Yes, I can clean almost as fast as they wreck my place. If I didn’t adore them, I might be resentful. Picture this: you and I, we’re talking, perhaps having a civilized glass of something fizzy. My apartment is tranquil, I look fairly well put together, all is right with the world and you blink. I’m still talking, but now the furniture’s upside down, something’s on fire, my hair stands on end and we’re both covered with soot. I have kittens. Twice recently, I wondered if I’d given up paper towels in haste. The first: Topaz, who has a very sore tummy sometimes, walked over to me and yakked at my feet on the living room rug. I…got a sponge. The second was a carefully planned campaign of kitty terror initiated the moment my wuzzah wuzzah wuzzah moo moo moo little darlings arrived and found I only offered one litterbox. Until I bought a second enclosed litterbox and placed it next to the first in the bathroom, I found a neat pile of kitten poop in the bathroom every day. As protests go, it was more sanitary than one march on Washington I attended in the eighties. Cleaning up those tidy piles of kitten poop, I wished for paper towels a few times. Yes, indeed. Thank Vishnu I finally wised up and gave the kittens anything they wanted.
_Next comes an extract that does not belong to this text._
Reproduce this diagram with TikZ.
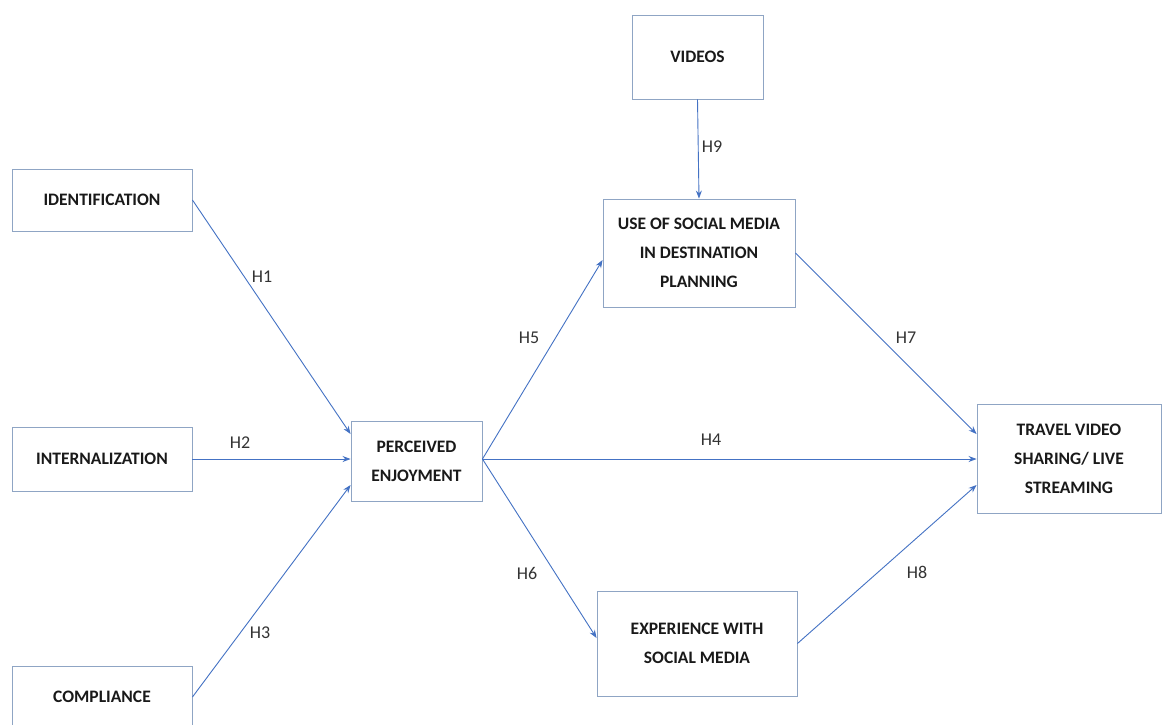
\documentclass[tikz,border=0pt]{standalone}
\usepackage{fontspec}
\setmainfont{Carlito}
\usetikzlibrary{arrows.meta}
\definecolor{linkblue}{RGB}{68,114,196}
\definecolor{boxline}{RGB}{143,165,196}
\begin{document}
\begin{tikzpicture}[x=1pt,y=-1pt,
  box/.style={draw=boxline,line width=0.9pt,fill=white,rectangle,inner sep=0pt,
    align=center,font=\bfseries\fontsize{17.5}{29}\selectfont,text=black!90},
  link/.style={draw=linkblue,line width=0.9pt,-{Stealth[length=8pt,width=6pt]}},
  hlab/.style={font=\fontsize{18}{20}\selectfont,text=black!80,inner sep=0pt}]
\useasboundingbox (0,0) rectangle (1162,724);
\clip (0,0) rectangle (1162,724);
\fill[white] (0,0) rectangle (1162,724);
% boxes
\node[box,minimum width=131pt,minimum height=84pt] (vid) at (697.5,57) {VIDEOS};
\node[box,minimum width=180pt,minimum height=62pt] (ide) at (102,200) {IDENTIFICATION};
\node[box,minimum width=180pt,minimum height=64pt] (int) at (102,459) {INTERNALIZATION};
\node[box,minimum width=180pt,minimum height=62pt] (com) at (102,697) {COMPLIANCE};
\node[box,minimum width=131pt,minimum height=80pt] (pe) at (416.5,461) {PERCEIVED\\ENJOYMENT};
\node[box,minimum width=192pt,minimum height=108pt] (use) at (699,253) {USE OF SOCIAL MEDIA\\IN DESTINATION\\PLANNING};
\node[box,minimum width=200pt,minimum height=105pt] (exp) at (697,643.5) {EXPERIENCE WITH\\SOCIAL MEDIA};
\node[box,minimum width=184pt,minimum height=109pt] (tra) at (1069,458.5) {TRAVEL VIDEO\\SHARING/ LIVE\\STREAMING};
% connectors
\draw[link] (ide.east) -- ([yshift=27pt]pe.west);
\draw[link] (int.east) -- (int.east -| pe.west);
\draw[link] (com.east) -- ([yshift=-24pt]pe.west);
\draw[link] ([yshift=2pt]pe.east) -- ([yshift=2pt]pe.east -| tra.west);
\draw[link] ([yshift=2pt]pe.east) -- ([yshift=-7pt]use.west);
\draw[link] ([yshift=2pt]pe.east) -- ([yshift=5.5pt]exp.west);
\draw[link] (use.east) -- ([yshift=24.5pt]tra.west);
\draw[link] (exp.east) -- ([yshift=-26.5pt]tra.west);
\draw[link] (vid.south) -- (use.north);
% labels
\node[hlab] (h1) at (262,277) {H1};
\node[hlab] (h2) at (240,443) {H2};
\node[hlab] (h3) at (260,633) {H3};
\node[hlab] (h4) at (711,440) {H4};
\node[hlab] (h5) at (529,338) {H5};
\node[hlab] (h6) at (527,573) {H6};
\node[hlab] (h7) at (906,338) {H7};
\node[hlab] (h8) at (917,572) {H8};
\node[hlab] (h9) at (712,147) {H9};
\end{tikzpicture}
\end{document}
Johnny and his Hot Veterinarian Wife are in town to visit the parents. This summer, it will be thirty years since I saw him painting something and fell madly in teenage love, though we became fast friends. His first wife hated me, which meant we couldn’t speak for a few painful years. I haven’t met this woman, but she has to like me. She just has to. It would be unbearable to lose him again. I’m thinking of bringing to his parents’ house a platter of ham, chicken, cheese and shrimp. You know, for the symbolism.